If you break a length of wire to create two terminals and apply an AC voltage across the terminals, you will excite an alternating current on the wire. Some wire lengths will accept more power from the generator than other lengths.
The antenna cited in your reference has two terminals but, because Ground has some electrical conductivity, one of the two terminals is actually the Ground under the "$\lambda$\4 radiating element":

The ability of the "antenna" - in this case, the combination of the radiating element and the ground underneath it - to accept power from the generator depends on how much the antenna resists the flow of current. When speaking of AC voltages, we call this Impedance, symbolized by the letter Z and measured in ohms just like resistance for DC. For a given generator voltage, more current flows on the antenna when the Impedance is lower. When more current flows on the antenna, stronger electromagnetic waves are radiated.
The impedance at the terminals - the "feedpoint" - varies with frequency. If we make the antenna 5-meters tall, the impedance seen by the generator will follow the green curve in the graph below as we change the frequency of the generator:

Notice that the antenna has the least resistance to the flow of current - the lowest impedance - at about 14.35-MHz, so this is the frequency at which the most current will flow and the strongest electromagnetic waves will be radiated.

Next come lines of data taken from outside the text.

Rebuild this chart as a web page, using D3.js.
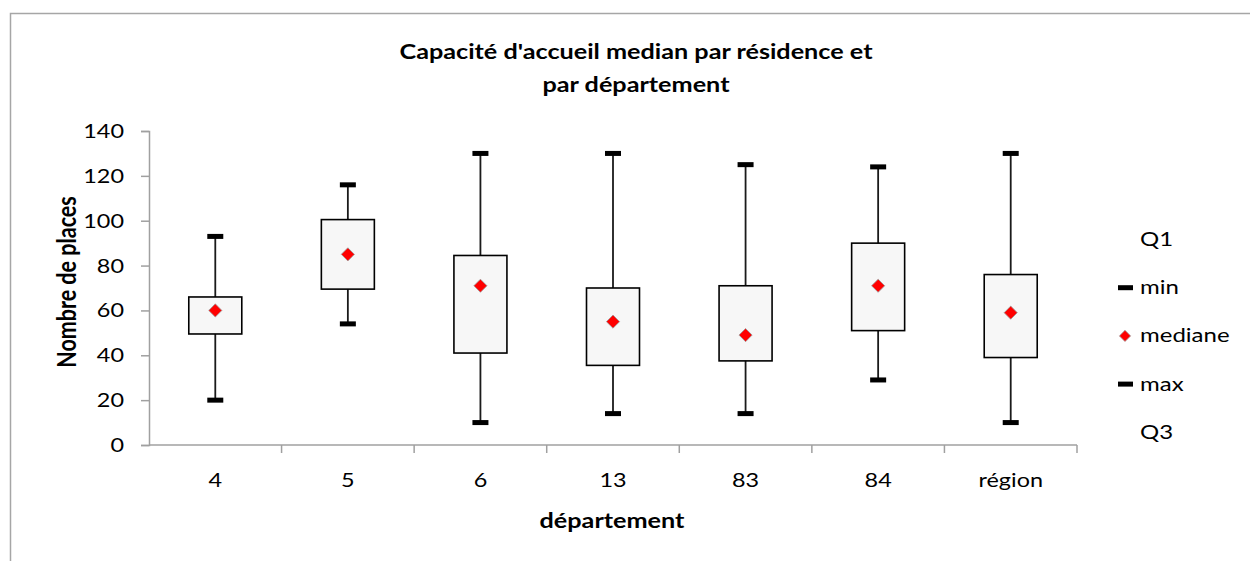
<!DOCTYPE html>
<html>
<head>
<meta charset="utf-8">
<script src="https://cdn.jsdelivr.net/npm/d3@7/dist/d3.min.js"></script>
<style>
  html, body { margin: 0; padding: 0; background: #fff; }
  svg { display: block; }
  text { font-family: "Lato", "Open Sans", sans-serif; fill: #000; }
</style>
</head>
<body>
<svg id="chart" width="1250" height="561"></svg>
<script>
// Capacity per residence, by département: five-number summaries
const categories = ["4", "5", "6", "13", "83", "84", "région"];
const minVals    = [20, 54, 10, 14, 14, 29, 10];
const q1Vals     = [49.5, 69.5, 41, 35.5, 37.5, 51, 39];
const medianVals = [60, 85, 71, 55, 49, 71, 59];
const q3Vals     = [66, 100.5, 84.5, 70, 71, 90, 76];
const maxVals    = [93, 116, 130, 130, 125, 124, 130];
const yTicks     = [0, 20, 40, 60, 80, 100, 120, 140];
const legendLabels = ["Q1", "min", "mediane", "max", "Q3"];

const titleLines = ["Capacité d'accueil median par résidence et", "par département"];
const xTitle = "département";
const yTitle = "Nombre de places";

const rows = categories.map((c, i) => ({
  cat: c, min: minVals[i], q1: q1Vals[i], med: medianVals[i], q3: q3Vals[i], max: maxVals[i]
}));

// text is drawn slightly widened horizontally
const SX = 1.2;
function wideText(parent, px, py, str, opts) {
  const t = parent.append("text")
    .attr("transform", `translate(${px},${py}) scale(${SX},1)`)
    .attr("text-anchor", opts.anchor || "start")
    .attr("font-size", opts.size)
    .text(str);
  if (opts.bold) t.attr("font-weight", "bold");
  return t;
}

const svg = d3.select("#chart");
const plot = { left: 149, right: 1077, top: 131, bottom: 445 };

// outer chart frame (only top and left edges fall inside the canvas)
svg.append("rect")
  .attr("x", 10.5).attr("y", 13.5)
  .attr("width", 1300).attr("height", 700)
  .attr("fill", "none").attr("stroke", "#a6a6a6").attr("stroke-width", 1.5);

const x = d3.scaleBand().domain(categories).range([plot.left, plot.right]).padding(0);
const y = d3.scaleLinear().domain([0, 140]).range([plot.bottom, plot.top]);

const axisColor = "#a0a0a0";

// y axis
const yAxis = svg.append("g").attr("transform", `translate(${plot.left},0)`)
  .call(d3.axisLeft(y).tickValues(yTicks).tickSize(8).tickFormat(""));
yAxis.select(".domain").attr("stroke", axisColor).attr("stroke-width", 1.5);
yAxis.selectAll(".tick line").attr("stroke", axisColor).attr("stroke-width", 1.5);
yTicks.forEach(v => wideText(svg, 124, y(v) + 7, String(v), { size: 19.5, anchor: "end" }));

// x axis: line, ticks at category boundaries, labels at centers
const xg = svg.append("g");
xg.append("line")
  .attr("x1", plot.left).attr("x2", plot.right)
  .attr("y1", y(0)).attr("y2", y(0))
  .attr("stroke", axisColor).attr("stroke-width", 1.5);
const bounds = categories.map(c => x(c)).concat([x(categories[categories.length - 1]) + x.bandwidth()]);
xg.selectAll(".xtick").data(bounds.slice(1)).join("line")
  .attr("x1", d => d).attr("x2", d => d)
  .attr("y1", y(0)).attr("y2", y(0) + 8)
  .attr("stroke", axisColor).attr("stroke-width", 1.5);
categories.forEach(c => wideText(xg, x(c) + x.bandwidth() / 2, 487, c, { size: 19.5, anchor: "middle" }));

// boxes
const boxW = 53, capW = 16, capH = 5;
const g = svg.append("g");
const cx = d => x(d.cat) + x.bandwidth() / 2;

g.selectAll(".whisker").data(rows).join("line")
  .attr("x1", cx).attr("x2", cx)
  .attr("y1", d => y(d.max)).attr("y2", d => y(d.min))
  .attr("stroke", "#1a1a1a").attr("stroke-width", 1.8);

g.selectAll(".box").data(rows).join("rect")
  .attr("x", d => cx(d) - boxW / 2)
  .attr("y", d => y(d.q3))
  .attr("width", boxW)
  .attr("height", d => y(d.q1) - y(d.q3))
  .attr("fill", "#f7f7f7").attr("stroke", "#000").attr("stroke-width", 1.6);

g.selectAll(".capmax").data(rows).join("rect")
  .attr("x", d => cx(d) - capW / 2).attr("y", d => y(d.max) - capH / 2)
  .attr("width", capW).attr("height", capH).attr("fill", "#000");
g.selectAll(".capmin").data(rows).join("rect")
  .attr("x", d => cx(d) - capW / 2).attr("y", d => y(d.min) - capH / 2)
  .attr("width", capW).attr("height", capH).attr("fill", "#000");

const diamond = d3.symbol().type(d3.symbolDiamond2).size(110);
g.selectAll(".med").data(rows).join("path")
  .attr("d", diamond)
  .attr("transform", d => `translate(${cx(d)},${y(d.med)})`)
  .attr("fill", "#ff0000").attr("stroke", "#9a9a9a").attr("stroke-width", 0.8);

// title
titleLines.forEach((line, i) => wideText(svg, 636, 59 + i * 33, line, { size: 21, bold: true, anchor: "middle" }));

// axis titles
wideText(svg, 612, 528, xTitle, { size: 21, bold: true, anchor: "middle" });
svg.append("text")
  .attr("transform", `translate(76,282) scale(${SX},1) rotate(-90)`)
  .attr("text-anchor", "middle").attr("font-size", 21.5).attr("font-weight", "bold")
  .text(yTitle);

// legend
const legY0 = 246, legStep = 48.2;
const leg = svg.append("g");
legendLabels.forEach((lab, i) => {
  const ly = legY0 + i * legStep;
  wideText(leg, 1140, ly, lab, { size: 20 });
  const my = ly - 6.5;
  if (lab === "min" || lab === "max") {
    leg.append("rect").attr("x", 1118).attr("y", my - 2.5).attr("width", 15).attr("height", 5).attr("fill", "#000");
  } else if (lab === "mediane") {
    leg.append("path").attr("d", d3.symbol().type(d3.symbolDiamond2).size(80))
      .attr("transform", `translate(1125,${my})`)
      .attr("fill", "#ff0000").attr("stroke", "#9a9a9a").attr("stroke-width", 0.8);
  }
});
</script>
</body>
</html>
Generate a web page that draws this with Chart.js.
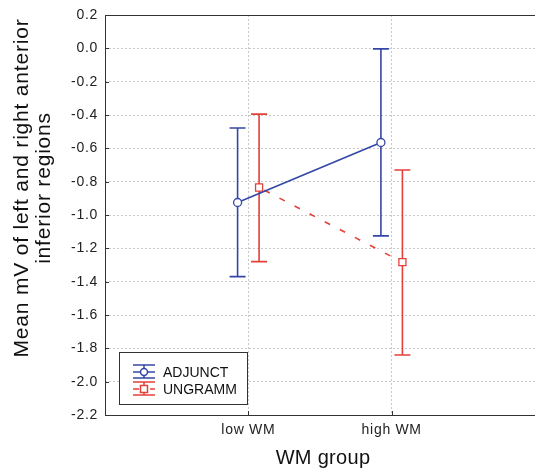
<!DOCTYPE html>
<html>
<head>
<meta charset="utf-8">
<script src="https://cdn.jsdelivr.net/npm/chart.js@4.4.0/dist/chart.umd.min.js"></script>
<style>
  html, body { margin: 0; padding: 0; background: #fff; }
</style>
</head>
<body>
<canvas id="myChart" width="536" height="472"></canvas>
<script>
// data
const groups = ['low WM', 'high WM'];
const seriesNames = ['ADJUNCT', 'UNGRAMM'];
const adjunctMean = [-0.925, -0.565];
const adjunctLow = [-1.37, -1.125];
const adjunctHigh = [-0.478, -0.003];
const ungrammMean = [-0.835, -1.283];
const ungrammLow = [-1.28, -1.84];
const ungrammHigh = [-0.395, -0.73];
const yTickValues = [0.2, 0.0, -0.2, -0.4, -0.6, -0.8, -1.0, -1.2, -1.4, -1.6, -1.8, -2.0, -2.2];
const yTitle = ['Mean mV of left and right anterior', 'inferior regions'];
const xTitle = 'WM group';

const FONT = "'Liberation Sans', Arial, sans-serif";
const BLUE = '#3447a6';
const RED = '#e4403a';
const SHIFT = 0.075; // side-by-side offset of the two series

const toPoints = (vals, dx) => vals.map((v, i) => ({x: i + 1 + dx, y: v}));

const spacing = {
  id: 'spacing',
  beforeDraw(chart) { chart.ctx.letterSpacing = '0.7px'; }
};

const errorBars = {
  id: 'errorBars',
  beforeDatasetsDraw(chart) {
    const ctx = chart.ctx;
    const ys = chart.scales.y;
    chart.data.datasets.forEach((ds, di) => {
      const meta = chart.getDatasetMeta(di);
      meta.data.forEach((pt, i) => {
        const top = ys.getPixelForValue(ds.errHigh[i]);
        const bot = ys.getPixelForValue(ds.errLow[i]);
        ctx.save();
        ctx.strokeStyle = ds.borderColor;
        ctx.lineWidth = 1.6;
        ctx.beginPath();
        ctx.moveTo(pt.x, top); ctx.lineTo(pt.x, bot);
        ctx.moveTo(pt.x - 8, top); ctx.lineTo(pt.x + 8, top);
        ctx.moveTo(pt.x - 8, bot); ctx.lineTo(pt.x + 8, bot);
        ctx.stroke();
        ctx.restore();
      });
    });
  }
};

const frame = {
  id: 'frame',
  afterDraw(chart) {
    const {ctx, chartArea: a} = chart;
    ctx.save();
    ctx.strokeStyle = '#333';
    ctx.lineWidth = 1;
    ctx.beginPath();
    ctx.moveTo(a.right, a.top + 0.5); ctx.lineTo(a.left + 0.5, a.top + 0.5);
    ctx.lineTo(a.left + 0.5, a.bottom + 0.5); ctx.lineTo(a.right, a.bottom + 0.5);
    // inward tick marks
    for (const v of yTickValues) {
      const y = Math.round(chart.scales.y.getPixelForValue(v)) + 0.5;
      ctx.moveTo(a.left, y); ctx.lineTo(a.left + 4, y);
    }
    groups.forEach((g, i) => {
      const x = Math.round(chart.scales.x.getPixelForValue(i + 1)) + 0.5;
      ctx.moveTo(x, a.bottom); ctx.lineTo(x, a.bottom - 4);
    });
    ctx.stroke();

    // axis titles
    ctx.fillStyle = '#111';
    ctx.textAlign = 'center';
    ctx.textBaseline = 'alphabetic';
    ctx.font = '20px ' + FONT;
    ctx.letterSpacing = '0.3px';
    ctx.fillText(xTitle, (a.left + a.right) / 2 + 3, 464);
    ctx.font = '21px ' + FONT;
    ctx.letterSpacing = '0.8px';
    ctx.translate(0, 188);
    ctx.rotate(-Math.PI / 2);
    ctx.fillText(yTitle[0], 0, 28);
    ctx.fillText(yTitle[1], 0, 50);
    ctx.restore();

    // legend box
    ctx.save();
    ctx.letterSpacing = '0px';
    ctx.strokeStyle = '#333';
    ctx.lineWidth = 1;
    ctx.fillStyle = '#fff';
    ctx.fillRect(119.5, 352.5, 128, 52);
    ctx.strokeRect(119.5, 352.5, 128, 52);
    ctx.font = '14px ' + FONT;
    ctx.textBaseline = 'middle';
    chart.data.datasets.forEach((ds, i) => {
      const cy = 372 + i * 17;
      const cx = 144;
      ctx.strokeStyle = ds.borderColor;
      ctx.lineWidth = 1.5;
      ctx.setLineDash([]);
      ctx.beginPath();
      ctx.moveTo(cx - 11, cy - 7); ctx.lineTo(cx + 11, cy - 7);
      ctx.moveTo(cx - 11, cy + 6); ctx.lineTo(cx + 11, cy + 6);
      ctx.moveTo(cx, cy - 7); ctx.lineTo(cx, cy + 6);
      ctx.stroke();
      ctx.setLineDash(ds.borderDash || []);
      ctx.beginPath();
      ctx.moveTo(cx - 11, cy); ctx.lineTo(cx + 11, cy);
      ctx.stroke();
      ctx.setLineDash([]);
      ctx.fillStyle = '#fff';
      if (ds.pointStyle === 'rect') {
        ctx.fillRect(cx - 3.5, cy - 3.5, 7, 7);
        ctx.strokeRect(cx - 3.5, cy - 3.5, 7, 7);
      } else {
        ctx.beginPath();
        ctx.arc(cx, cy, 3.5, 0, Math.PI * 2);
        ctx.fill(); ctx.stroke();
      }
      ctx.fillStyle = '#111';
      ctx.fillText(ds.label, 163, cy + 1);
    });
    ctx.restore();
  }
};

const chart = new Chart('myChart', {
  type: 'line',
  data: {
    datasets: [
      {
        label: seriesNames[0],
        data: toPoints(adjunctMean, -SHIFT),
        errLow: adjunctLow,
        errHigh: adjunctHigh,
        borderColor: BLUE,
        borderWidth: 1.6,
        pointStyle: 'circle',
        pointRadius: 4,
        pointBorderWidth: 1.3,
        pointBackgroundColor: '#fff',
        pointBorderColor: BLUE
      },
      {
        label: seriesNames[1],
        data: toPoints(ungrammMean, SHIFT),
        errLow: ungrammLow,
        errHigh: ungrammHigh,
        borderColor: RED,
        borderWidth: 1.6,
        borderDash: [6, 11],
        borderDashOffset: -6,
        pointStyle: 'rect',
        pointRadius: 5,
        pointBorderWidth: 1.3,
        pointBackgroundColor: '#fff',
        pointBorderColor: RED
      }
    ]
  },
  options: {
    responsive: false,
    animation: false,
    layout: {autoPadding: false, padding: {top: 15, right: 1, left: 0, bottom: 0}},
    plugins: {legend: {display: false}, tooltip: {enabled: false}},
    scales: {
      x: {
        type: 'linear',
        min: 0,
        max: 3,
        afterFit: s => { s.height = 57; s.paddingLeft = 0; s.paddingRight = 0; },
        afterBuildTicks: s => { s.ticks = groups.map((g, i) => ({value: i + 1})); },
        ticks: {
          callback: v => groups[Math.round(v) - 1],
          font: {family: FONT, size: 14},
          color: '#222',
          padding: 7,
          maxRotation: 0
        },
        grid: {color: '#c9c9c9', drawTicks: false, lineWidth: 1},
        border: {display: false, dash: [2, 2]}
      },
      y: {
        min: -2.2,
        max: 0.2,
        afterFit: s => { s.width = 105; s.paddingTop = 0; s.paddingBottom = 0; },
        afterBuildTicks: s => { s.ticks = yTickValues.map(v => ({value: v})); },
        ticks: {
          callback: v => (Math.abs(v) < 1e-9 ? 0 : v).toFixed(1),
          font: {family: FONT, size: 14},
          color: '#222',
          padding: 7
        },
        grid: {color: '#c9c9c9', drawTicks: false, lineWidth: 1},
        border: {display: false, dash: [2, 2]}
      }
    }
  },
  plugins: [spacing, errorBars, frame]
});
</script>
</body>
</html>
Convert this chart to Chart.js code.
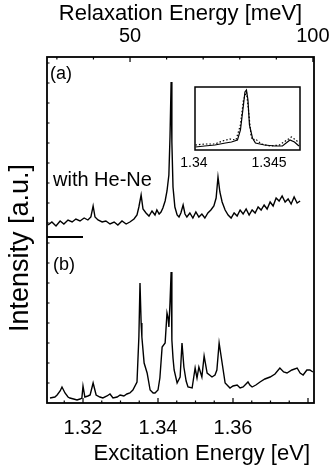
<!DOCTYPE html>
<html>
<head>
<meta charset="utf-8">
<script src="https://cdn.jsdelivr.net/npm/chart.js@4"></script>
<style>
  body { margin: 0; background: #fff; }
  #wrap { position: relative; width: 333px; height: 468px; }
  #main { position: absolute; left: 0; top: 0; }
  #inset { position: absolute; left: 180px; top: 80px; }
</style>
</head>
<body>
<div id="wrap">
  <canvas id="main" width="333" height="468"></canvas>
  <canvas id="inset" width="125" height="100"></canvas>
</div>
<script>
// panel (a): with He-Ne
const energyA = [1.3107, 1.3117, 1.3128, 1.3139, 1.3149, 1.3160, 1.3171, 1.3181, 1.3192, 1.3203,
  1.3213, 1.3221, 1.3227, 1.3232, 1.3240, 1.3251, 1.3261, 1.3272, 1.3283, 1.3293,
  1.3304, 1.3315, 1.3325, 1.3336, 1.3344, 1.3349, 1.3355, 1.3360, 1.3368, 1.3376,
  1.3384, 1.3392, 1.3397, 1.3403, 1.3408, 1.3413, 1.3419, 1.3424, 1.3429, 1.3432,
  1.3435, 1.3437, 1.3440, 1.3445, 1.3451, 1.3456, 1.3461, 1.3467, 1.3472, 1.3477,
  1.3485, 1.3493, 1.3501, 1.3509, 1.3517, 1.3525, 1.3533, 1.3541, 1.3549, 1.3555,
  1.3560, 1.3565, 1.3571, 1.3579, 1.3587, 1.3595, 1.3603, 1.3611, 1.3619, 1.3627,
  1.3635, 1.3643, 1.3651, 1.3659, 1.3667, 1.3675, 1.3683, 1.3691, 1.3699, 1.3707,
  1.3715, 1.3723, 1.3731, 1.3739, 1.3747, 1.3755, 1.3763, 1.3771, 1.3779];
const intensityA = [12, 15, 11, 16, 13, 17, 15, 18, 16, 19,
  17, 20, 31, 20, 17, 15, 16, 13, 15, 12,
  16, 13, 15, 18, 22, 30, 42, 28, 24, 21,
  26, 22, 27, 23, 25, 29, 36, 46, 62, 100,
  155, 95, 50, 30, 22, 20, 24, 32, 23, 20,
  24, 19, 25, 20, 23, 19, 24, 27, 31, 39,
  60, 45, 35, 27, 22, 19, 24, 21, 27, 23,
  28, 22, 27, 24, 30, 27, 32, 28, 35, 31,
  39, 36, 41, 35, 38, 33, 40, 34, 36];

// panel (b): without He-Ne
const energyB = [1.3112, 1.3125, 1.3131, 1.3139, 1.3144, 1.3152, 1.3160, 1.3165, 1.3175, 1.3184,
  1.3192, 1.3197, 1.3200, 1.3205, 1.3213, 1.3219, 1.3227, 1.3235, 1.3245, 1.3253,
  1.3264, 1.3272, 1.3280, 1.3291, 1.3299, 1.3309, 1.3317, 1.3325, 1.3333, 1.3344,
  1.3349, 1.3352, 1.3355, 1.3357, 1.3363, 1.3371, 1.3379, 1.3387, 1.3392, 1.3400,
  1.3405, 1.3411, 1.3419, 1.3424, 1.3427, 1.3429, 1.3432, 1.3435, 1.3437, 1.3440,
  1.3443, 1.3451, 1.3459, 1.3464, 1.3469, 1.3475, 1.3480, 1.3491, 1.3499, 1.3504,
  1.3509, 1.3517, 1.3523, 1.3531, 1.3544, 1.3552, 1.3557, 1.3563, 1.3571, 1.3579,
  1.3592, 1.3600, 1.3611, 1.3619, 1.3627, 1.3640, 1.3645, 1.3651, 1.3661, 1.3672,
  1.3685, 1.3699, 1.3712, 1.3725, 1.3735, 1.3744, 1.3757, 1.3771, 1.3779, 1.3787,
  1.3797, 1.3805, 1.3813];
const intensityB = [5, 6, 8, 12, 16, 10, 6, 5, 4, 3,
  4, 5, 17, 6, 7, 8, 20, 8, 6, 5,
  7, 9, 5, 6, 8, 7, 9, 10, 13, 21,
  66, 120, 80, 66, 40, 30, 13, 10, 10, 13,
  25, 56, 60, 90, 85, 76, 100, 131, 63, 45,
  33, 20, 26, 60, 36, 22, 16, 15, 35, 25,
  36, 26, 47, 30, 26, 28, 33, 60, 40, 20,
  15, 17, 18, 15, 16, 21, 18, 16, 18, 21,
  24, 26, 29, 35, 31, 30, 33, 35, 30, 28,
  33, 33, 31];

// inset: solid and dotted traces around 1.343 eV
const insetEnergySolid = [1.3399, 1.3405, 1.3412, 1.3419, 1.3423, 1.3427, 1.3429, 1.3431, 1.3432, 1.3433,
  1.3434, 1.3435, 1.3437, 1.3439, 1.3445, 1.3452, 1.3457, 1.3462, 1.3465, 1.3468];
const insetSolid = [3, 4, 5, 7, 8, 10, 20, 45, 58, 60, 50, 25, 12, 7, 5, 4, 4, 10, 8, 4];
const insetEnergyDotted = [1.3399, 1.3405, 1.3412, 1.3417, 1.3422, 1.3426, 1.3429, 1.3431, 1.3433, 1.3434,
  1.3436, 1.3437, 1.3439, 1.3443, 1.3449, 1.3455, 1.3460, 1.3463, 1.3466, 1.3468];
const insetDotted = [5, 6, 6, 9, 11, 10, 25, 50, 58, 45, 15, 10, 11, 6, 4, 5, 10, 13, 10, 7];

const xTicks = [1.32, 1.34, 1.36, 1.38];
const xTickLabels = ['1.32', '1.34', '1.36', ''];
const topTicks = [50, 100];
const topTickLabels = ['50', '100'];
const insetTicks = [1.34, 1.345];
const insetTickLabels = ['1.34', '1.345'];

const FONT = '"Liberation Sans", Arial, sans-serif';

function pts(xs, ys) {
  return xs.map((x, i) => ({ x: x, y: ys[i] }));
}

// box, inward ticks, tick labels, titles, panel labels
const mainDeco = {
  id: 'mainDeco',
  afterDatasetsDraw(chart) {
    const { ctx, chartArea: a, scales } = chart;
    const x = scales.x, x2 = scales.x2, yA = scales.yA, yB = scales.yB;
    ctx.save();
    ctx.strokeStyle = '#000';
    ctx.lineWidth = 1.2;
    ctx.beginPath();
    xTicks.forEach(v => {
      const px = x.getPixelForValue(v);
      ctx.moveTo(px, a.bottom); ctx.lineTo(px, a.bottom - 5);
    });
    for (let v = 1.315; v < 1.381; v += 0.005) {
      const px = x.getPixelForValue(v);
      ctx.moveTo(px, a.bottom); ctx.lineTo(px, a.bottom - 2.5);
    }
    topTicks.forEach(v => {
      const px = x2.getPixelForValue(v);
      ctx.moveTo(px, a.top); ctx.lineTo(px, a.top + 5);
    });
    for (let v = 30; v < 100; v += 10) {
      const px = x2.getPixelForValue(v);
      ctx.moveTo(px, a.top); ctx.lineTo(px, a.top + 2.5);
    }
    // small inward ticks on the left edge
    for (let v = 20; v < 346; v += 20) {
      const py = yB.getPixelForValue(v);
      ctx.moveTo(a.left, py); ctx.lineTo(a.left + 2.5, py);
    }
    ctx.stroke();

    // zero line of panel (a)
    const y0 = yA.getPixelForValue(0);
    ctx.lineWidth = 2;
    ctx.beginPath();
    ctx.moveTo(a.left, y0); ctx.lineTo(x.getPixelForValue(1.32), y0);
    ctx.stroke();

    ctx.lineWidth = 1.8;
    ctx.strokeRect(a.left, a.top, a.right - a.left, a.bottom - a.top);

    ctx.fillStyle = '#000';
    ctx.textBaseline = 'middle';

    // tick labels
    ctx.textAlign = 'center';
    ctx.font = '20px ' + FONT;
    xTicks.forEach((v, i) => ctx.fillText(xTickLabels[i], x.getPixelForValue(v), a.bottom + 25));
    topTicks.forEach((v, i) => ctx.fillText(topTickLabels[i], x2.getPixelForValue(v), a.top - 21));

    // axis titles
    ctx.font = '22px ' + FONT;
    ctx.fillText('Relaxation Energy [meV]', (a.left + a.right) / 2, 14);
    ctx.textAlign = 'right';
    ctx.fillText('Excitation Energy [eV]', a.right - 4, a.bottom + 51);

    // panel labels
    ctx.textAlign = 'left';
    ctx.font = '18px ' + FONT;
    ctx.fillText('(a)', a.left + 3, a.top + 17);
    ctx.fillText('(b)', a.left + 6, a.bottom - 138);
    ctx.font = '20px ' + FONT;
    ctx.fillText('with He-Ne', a.left + 6, yA.getPixelForValue(57));

    // y axis title
    ctx.translate(21, (a.top + a.bottom) / 2 + 18);
    ctx.rotate(-Math.PI / 2);
    ctx.textAlign = 'center';
    ctx.font = '27px ' + FONT;
    ctx.fillText('Intensity [a.u.]', 0, 0);
    ctx.restore();
  }
};

const insetDeco = {
  id: 'insetDeco',
  afterDatasetsDraw(chart) {
    const { ctx, chartArea: a, scales } = chart;
    ctx.save();
    ctx.strokeStyle = '#000';
    ctx.lineWidth = 1.5;
    ctx.strokeRect(a.left, a.top, a.right - a.left, a.bottom - a.top);
    ctx.fillStyle = '#000';
    ctx.textAlign = 'center';
    ctx.textBaseline = 'middle';
    ctx.font = '14px ' + FONT;
    insetTicks.forEach((v, i) => ctx.fillText(insetTickLabels[i], scales.x.getPixelForValue(v) - 3, a.bottom + 13));
    ctx.restore();
  }
};

new Chart(document.getElementById('main'), {
  type: 'line',
  data: {
    datasets: [
      { data: pts(energyA, intensityA), yAxisID: 'yA', xAxisID: 'x' },
      { data: pts(energyB, intensityB), yAxisID: 'yB', xAxisID: 'x' }
    ]
  },
  options: {
    responsive: false,
    animation: false,
    events: [],
    layout: { padding: { left: 47, right: 19, top: 57, bottom: 65 } },
    plugins: { legend: { display: false }, tooltip: { enabled: false } },
    elements: {
      point: { radius: 0 },
      line: { borderColor: '#000', borderWidth: 1.4, tension: 0 }
    },
    scales: {
      x: { type: 'linear', display: false, min: 1.3104, max: 1.3816 },
      x2: { type: 'linear', display: false, min: 27.3, max: 100.3 },
      yA: { type: 'linear', display: false, min: -166, max: 180 },
      yB: { type: 'linear', display: false, min: 0, max: 346 }
    }
  },
  plugins: [mainDeco]
});

new Chart(document.getElementById('inset'), {
  type: 'line',
  data: {
    datasets: [
      { data: pts(insetEnergySolid, insetSolid), borderColor: '#000', borderWidth: 1.2 },
      { data: pts(insetEnergyDotted, insetDotted), borderColor: '#000', borderWidth: 1.2, borderDash: [1.5, 2] }
    ]
  },
  options: {
    responsive: false,
    animation: false,
    events: [],
    layout: { padding: { left: 15, right: 5, top: 7, bottom: 30 } },
    plugins: { legend: { display: false }, tooltip: { enabled: false } },
    elements: { point: { radius: 0 }, line: { tension: 0 } },
    scales: {
      x: { type: 'linear', display: false, min: 1.33987, max: 1.34687 },
      y: { display: false, min: 0, max: 63 }
    }
  },
  plugins: [insetDeco]
});
</script>
</body>
</html>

In free space, the length of an electromagnetic wave, $\lambda$, is:
$$\lambda = \frac{c}{f}$$
where $c$ is the speed of light (300 million meters/sec) and $f$ is the frequency of the generator (Hz). At $f$=14.35MHz:
$$\lambda = \frac{3*10^8}{14.35*10^6} = 20.9-meters$$
So, our 5-m tall antenna is approximately 1/4 of the free-space wavelength of the 20.9-meter signal applied to the antenna terminals.
The reasons the antenna is not exactly $\lambda/4$ are beyond the scope of your question. Antennas like this "quarter wave vertical" are indeed popular, but often for a complex set of reasons - cost, available space, materials on hand, stealth, etc. - not simply its "performance."